When you think of cold-pressed juice, you think of freshness. And what better way to market freshness than by stocking juice in a hunk of Czech-made metal and topping it off with the word “raw” in the kind of digital type that Ferris Bueller would use to tell time?
Which is to say that a student from the University of St. Thomas (UST) in St. Paul, Minn., has launched a cold-pressed juice vending machine, calling it Juice Cold Pressed. (We’d probably call it Pressed Juice Cold or even Cold Juice Pressed, but enough with the nitpicking.)
Nick Halter of The Minneapolis/St. Paul Business Journal writes that after devising the idea in a business class at UST, Kalamel Mohamed plans to install 250 of the machines across the Twin Cities, along with business partners LJ Stead and Eric Ploeger.

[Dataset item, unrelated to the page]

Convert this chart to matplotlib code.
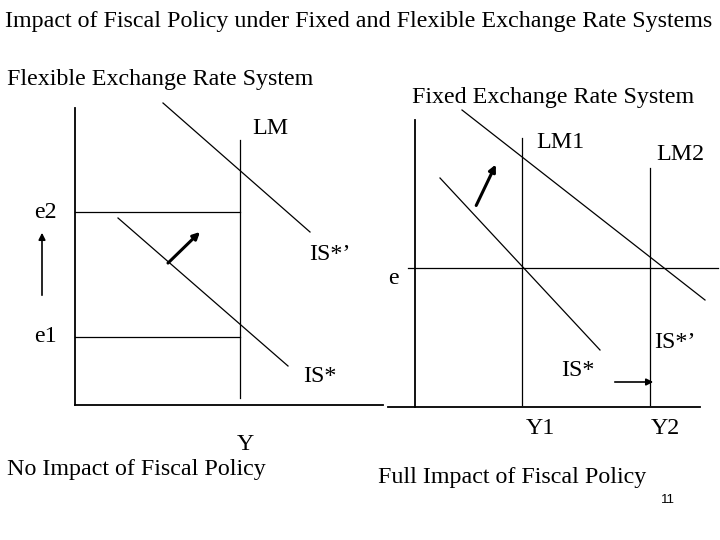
import matplotlib
matplotlib.use("Agg")
import matplotlib.pyplot as plt

# Diagram geometry (pixel coordinates, origin top-left)
axes_lines = [((75, 108), (75, 405)), ((75, 405), (383, 405)),
              ((415, 120), (415, 407)), ((388, 407), (700, 407))]
thin_lines = [((240, 140), (240, 398)),            # LM
              ((163, 103), (310, 232)),            # IS*'
              ((118, 218), (288, 366)),            # IS*
              ((75, 212), (240, 212)),             # e2
              ((75, 337), (240, 337)),             # e1
              ((522, 138), (522, 405)),            # LM1
              ((650, 168), (650, 405)),            # LM2
              ((408, 268), (718, 268)),            # e
              ((440, 178), (600, 350)),            # IS*
              ((462, 110), (705, 300))]            # IS*'
arrows = [((42, 298), (42, 230), 1.2), ((166, 265), (202, 230), 2.2),
          ((475, 208), (497, 162), 2.2), ((612, 382), (656, 382), 1.2)]
S = 17.3
labels = [("Impact of Fiscal Policy under Fixed and Flexible Exchange Rate Systems", 5, 22, "left", S),
          ("Flexible Exchange Rate System", 7, 80, "left", S),
          ("Fixed Exchange Rate System", 553, 97, "center", S),
          ("LM", 270, 128, "center", S), ("IS*’", 330, 255, "center", S),
          ("IS*", 320, 377, "center", S), ("e2", 45, 212, "center", S),
          ("e1", 45, 337, "center", S), ("Y", 245, 445, "center", S),
          ("No Impact of Fiscal Policy", 136, 470, "center", S),
          ("LM1", 560, 142, "center", S), ("LM2", 680, 155, "center", S),
          ("e", 393, 278, "center", S), ("IS*", 578, 370, "center", S),
          ("IS*’", 675, 343, "center", S), ("Y1", 540, 428, "center", S),
          ("Y2", 665, 428, "center", S),
          ("Full Impact of Fiscal Policy", 512, 477, "center", S)]

fig = plt.figure(figsize=(7.2, 5.4), dpi=100)
ax = fig.add_axes([0, 0, 1, 1])
ax.set_xlim(0, 720); ax.set_ylim(540, 0); ax.axis("off")

for (x0, y0), (x1, y1) in axes_lines:
    ax.plot([x0, x1], [y0, y1], color="black", lw=1.3)
for (x0, y0), (x1, y1) in thin_lines:
    ax.plot([x0, x1], [y0, y1], color="black", lw=0.9)
for (x0, y0), (x1, y1), w in arrows:
    ax.annotate("", xy=(x1, y1), xytext=(x0, y0),
                arrowprops=dict(arrowstyle="-|>", color="black", lw=w, mutation_scale=10))
for t, x, y, ha, s in labels:
    ax.text(x, y, t, ha=ha, va="center", fontsize=s, family="Liberation Serif")
ax.text(668, 500, "11", ha="center", va="center", fontsize=9.5, family="Liberation Sans")

fig.savefig("out.png", dpi=100)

The group hopes to someday have 10,000 machines worldwide, according to the article.
The machine enables customers to swipe a credit card for $6.99, choose from a variety and fill up their own containers with 16 oz. of juice.
“The juice is pressed off-site and loaded into stainless steel containers,” Halter writes. “The containers are loaded into the vending machines. When they get low, the machines send the owners a text message.”

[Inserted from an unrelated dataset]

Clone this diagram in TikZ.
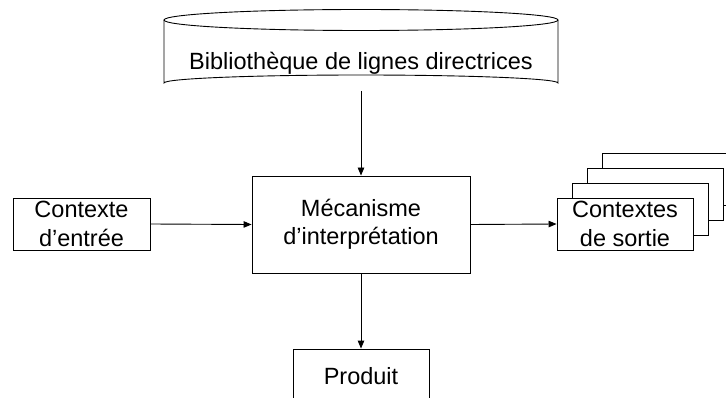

We also sometimes send texts when we’re low, but nobody calls it “high-tech.” Meanwhile, if Nelson Peltz ever feels low, he could probably seek relief from a quick peek at his bank statement.
On Tuesday, Mondelez International, the snack company that owns Oreo, Nabisco, Cadbury and Trident, announced that it has added big-time investor Peltz to its board, according to Aditi Shrivastava and Lisa Baertlein of Reuters.
The agreement, viewed by J.P. Morgan analyst Ken Goldman as a way to prevent an expensive and lengthy proxy fight, will end Peltz’s campaign for PepsiCo to acquire Mondelez and lean more toward its snack business. As previously reported, Trian Partners, a New York-based investment firm of which Peltz is the CEO and co-founder, has already invested $1.4 billion in Pepsi and $1.3 billion in Mondelez (making Trian the company’s fourth-largest shareholder at 2.3 percent stake).
The article notes that analysts expect Peltz to lobby separately for each company.
“While this may have been disappointing for some investors, we see this as a very amicable outcome that now allows the management team and board (at Mondelez) to focus on running the business,” Bernstein Research analyst Alexia Howard writes, according to the article.
As Pepsi continues to market its somewhat puzzling role in the fight against obesity, a number of journalists are monitoring sugary beverages in the marketplace and how these products influence the diets of consumers.
Emine Saner of The Guardian writes that while fruit juice has long been known as a healthy substitute for a day’s serving of fruit and vegetables, that distinction could change.
Earlier this month, Susan Jebb, a British Government advisor and head of the diet and obesity research group at Cambridge University in England, said that fruit juice often has as much sugar as carbonated soft drinks.
“It is also absorbed very fast,” Jebbs said, according to the article, “so by the time it gets to your stomach your body doesn’t know whether it’s Coca-Cola or orange juice.”
Saner found that much of the consumer misperception can be attributed to the government’s longstanding encouragement for fruit juice as a healthy alternative to fruit and vegetables.
“You can’t trust government health advice,” Joanna Blythman, author of What to Eat, said in the article. “They have the same advice that they’ve been recycling for 50 years and rarely change it. It’s embarrassing to admit they’ve made a mistake.”
Looks like there are other governments that would rather continue foolishness than take the blame. In other highly unsurprising news, scientists writing for the American Journal of Public Health found that overweight and obese adults who use diet drinks to help lose weight actually eat more food calories than overweight people who drink sugar-sweetened beverages, according to Mary MacVean of The Los Angeles Times. Somehow, we feel that “grab a Coca-Cola instead of a Diet Coke” isn’t the message here for the 20 percent of adults who consume diet beverages, compared to 3 percent of adults in 1965.
“They said the dieters should look at what else they’re consuming, especially sweet snacks, to find other ways to modify their diets,” MacVean writes.
We’ll surmise that the Tenacious D Drive-Thru compromise wouldn’t work here.